Unlike some of her peers in the cannabis trade, Lavorato isn’t deeply worried by the U.S. Department of Justice’s decision to rescind Obama-era guidelines that deprioritized federal pot prosecutions. As she sees it, there are two types of Republican: “the bigots, and the don’t-touch-my-money kind,” and many of the latter variety already are heavily invested in the cannabis industry.
“They believe in state governance of cannabis, and they approve of the jobs and tax revenues it creates. I actually hope [U.S. Attorney General Jeff] Sessions pushes hard [on trying to recriminalize marijuana]—not as a business person, but as a Democrat. I think it’ll move a lot of free-market Republicans to the Democratic Party.”
Lavorato doesn’t spend all her time immured in industrial kitchens. As alluded to earlier, she’s also a TV star—cohost of the Viceland series Bong Appétit, a cooking show aimed at the young, hip, cannabis-enthused foodie. She’s contributing to a Bong Appétit cookbook, and she has used the show to feature women chefs she admires. That’s partly due to a commitment to feminism, but it’s also because she prefers cooking with women for practical and aesthetic reasons. “Women are just cleaner in the kitchen,” she says.
There’s no doubt about it: Lavorato is highly telegenic. She’s charismatic. And she establishes good chemistry with cohosts and guests alike as she adroitly communicates fascinating information on preparing cannabis-infused goodies that both taste good and gently transport the consumer to other, happier realms.
“But in the end, I mainly consider media a means for educating people on the culinary qualities of cannabis and a chance to showcase Marigold chocolates,” she says. “I have no desire to be a TV host forever. The main thing I’m concerned about is maintaining the artisanal quality of my chocolates. I see Marigold as a heritage brand, and I’m determined to protect its authenticity.”

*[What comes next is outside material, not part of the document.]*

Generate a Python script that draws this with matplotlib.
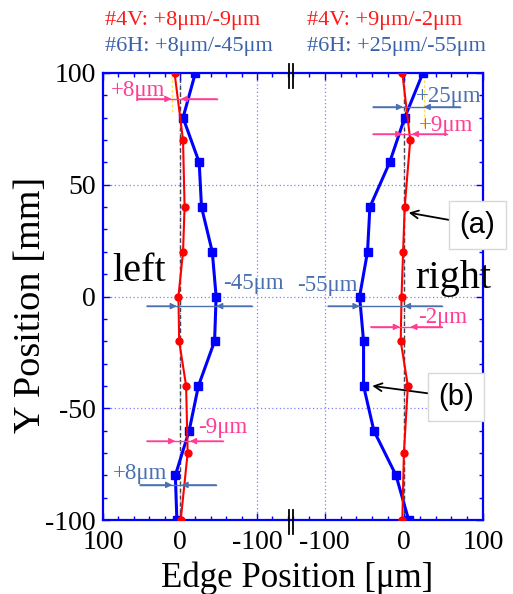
import matplotlib
matplotlib.use("Agg")
import matplotlib.pyplot as plt
from matplotlib.ticker import MultipleLocator
from matplotlib.lines import Line2D

plt.rcParams['font.family'] = ['Liberation Serif', 'DejaVu Serif']
plt.rcParams['axes.unicode_minus'] = False

# measured points (y in mm, edge position in um)
y_4v = [100, 70, 40, 20, 0, -20, -40, -70, -100]
y_6h = [100, 80, 60, 40, 20, 0, -20, -40, -60, -80, -100]
left_4v = [7, -4, -6, -4, 2, 1, -8, -10, -1]
left_6h = [-20, -4, -25, -28, -42, -47, -45, -24, -12, 6, 4]
right_4v = [-2, 8, 1, -1, -3, -4, 5, 0, -2]
right_6h = [24, 1, -18, -43, -46, -56, -51, -51, -38, -10, 6]

RED = '#ff0000'
BLUE = '#0000ff'
PINK = '#ff3d94'
SLATE = '#4a70b0'

# range markers: (label, text x, text y, line y, line start, line end, tip a, tip b, colour)
left_notes = [("+8μm", 54, 92, 88.4, 54, -48, 11, -1, PINK),
              ("-45μm", -95, 5.6, -4.3, 43, -93, 4, -47, SLATE),
              ("-9μm", -56, -58.4, -64.7, 43, -56, 6, -13, PINK),
              ("+8μm", 52, -79.4, -84.3, 52, -47, 10, -2, SLATE)]
right_notes = [("+25μm", 57, 89.3, 84.8, -39, 71, -1, 25, SLATE),
               ("+9μm", 53, 76.7, 72.7, -39, 54, -2, 10, PINK),
               ("-55μm", -97, 5.1, -4.3, -96, 48, -56, 0, SLATE),
               ("-2μm", 49, -9.6, -13.6, -42, 48, -5, 8, PINK)]

W, H = 513, 594
fig = plt.figure(figsize=(W / 100, H / 100), dpi=100)
x0, xb, x1, ytop, ybot = 103, 290, 483, 73, 520
axL = fig.add_axes([x0 / W, 1 - ybot / H, (xb - x0) / W, (ybot - ytop) / H])
axR = fig.add_axes([xb / W, 1 - ybot / H, (x1 - xb) / W, (ybot - ytop) / H], sharey=axL)

axL.set_xlim(100, -143)
axR.set_xlim(-144, 100)
axL.set_ylim(-100, 100)

for ax, d4, d6, notes in [(axL, left_4v, left_6h, left_notes),
                          (axR, right_4v, right_6h, right_notes)]:
    for g in [-100, 0]:
        ax.axvline(g, color='#8080ff', lw=0.9, ls=(0, (1, 2)), zorder=0)
    for g in [-50, 0, 50]:
        ax.axhline(g, color='#8080ff', lw=0.9, ls=(0, (1, 2)), zorder=0)
    ax.axvline(0, color='#444444', lw=1.0, ls=(0, (3, 2)), zorder=1)
    ax.plot(d6, y_6h, color=BLUE, lw=2.2, marker='s', ms=5.5, zorder=3)
    ax.plot(d4, y_4v, color=RED, lw=1.5, marker='o', ms=5, zorder=4)
    for lab, tx, ty, ly, ls_, le, ta, tb, c in notes:
        ax.text(tx, ty, lab, color=c, fontsize=16.5, ha='center', va='center', zorder=6)
        ax.plot([ls_, le], [ly, ly], color=c, lw=1, zorder=5)
        for start, tip in [(ls_, ta), (le, tb)]:
            ax.annotate('', xy=(tip, ly), xytext=(start, ly),
                        arrowprops=dict(arrowstyle='-|>', color=c, lw=1,
                                        mutation_scale=9, shrinkA=0, shrinkB=0),
                        zorder=5)
    for s in ax.spines.values():
        s.set_color(BLUE)
        s.set_linewidth(1.6)
    ax.xaxis.set_minor_locator(MultipleLocator(20))
    ax.yaxis.set_minor_locator(MultipleLocator(10))
    ax.yaxis.set_major_locator(MultipleLocator(50))
    ax.tick_params(which='both', direction='in', color=BLUE, labelsize=20,
                   top=True, bottom=True, width=1)
    ax.tick_params(which='major', length=5, pad=5)
    ax.tick_params(which='minor', length=3)
    ax.tick_params(axis='x', which='major', pad=7)

# yellow guide lines at the extreme points
axL.plot([10, 10], [99, 82], color='#ffe34d', lw=1, ls=(0, (2, 1.5)), zorder=2)
axR.plot([25, 25], [99, 76], color='#ffe34d', lw=1, ls=(0, (2, 1.5)), zorder=2)

axL.set_xticks([100, 0, -100])
axR.set_xticks([-100, 0, 100])
axL.spines['right'].set_visible(False)
axR.spines['left'].set_visible(False)
axL.tick_params(which='both', left=True, right=False)
axR.tick_params(which='both', left=False, right=True, labelleft=False)

axL.text(88, 11, "left", fontsize=29, ha='left', va='center')
axR.text(14, 8, "right", fontsize=29, ha='left', va='center')

box = dict(boxstyle='square,pad=0.35', fc='white', ec='#d8d8d8', lw=1)
axR.annotate("(a)", xy=(6, 37.5), xytext=(93, 32), fontsize=21, family='Liberation Sans',
             ha='center', va='center', bbox=box,
             arrowprops=dict(arrowstyle='->', color='black', lw=1.3, shrinkA=0, shrinkB=0,
                             mutation_scale=14), annotation_clip=False)
axR.annotate("(b)", xy=(-40, -40), xytext=(66, -45), fontsize=21, family='Liberation Sans',
             ha='center', va='center', bbox=box,
             arrowprops=dict(arrowstyle='->', color='black', lw=1.3, shrinkA=0, shrinkB=0,
                             mutation_scale=14), annotation_clip=False)

# axis break marks
for bx in [288.5, 292.5]:
    for (ya, yb) in [(64, 88), (510, 534)]:
        fig.add_artist(Line2D([bx / W, bx / W], [1 - ya / H, 1 - yb / H],
                              color='black', lw=1.3))

fig.text(105 / W, 1 - 20 / H, "#4V: +8μm/-9μm", color='#ff1a1a', fontsize=16, va='center')
fig.text(105 / W, 1 - 47 / H, "#6H: +8μm/-45μm", color='#3a62a8', fontsize=16, va='center')
fig.text(307 / W, 1 - 20 / H, "#4V: +9μm/-2μm", color='#ff1a1a', fontsize=16, va='center')
fig.text(307 / W, 1 - 47 / H, "#6H: +25μm/-55μm", color='#3a62a8', fontsize=16, va='center')

fig.text(297 / W, 1 - 578 / H, "Edge Position [μm]", fontsize=25, ha='center', va='center')
fig.text(31 / W, 1 - 305 / H, "Y Position [mm]", fontsize=27.5, rotation=90,
         ha='center', va='center')

fig.savefig("out.png", dpi=100)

Lavorato says Cal was an important, if somewhat indirect, motivation in her career. Although she didn’t apply her expertise in art and Italian history to the making of chocolates, “graduating from Berkeley gave me a sense that if I wanted to achieve something, I could. And the support I received from the larger community was just as important. If you’re studying, working, and living in Berkeley, you’re encouraged to take a different path, to do what inspires you.”
And as for her own predilections: Does she consume what she makes?
“Oh God, yes,” she laughs. “I eat a lot of chocolate. I love it, but I really have to stop. My grandmother has diabetes.”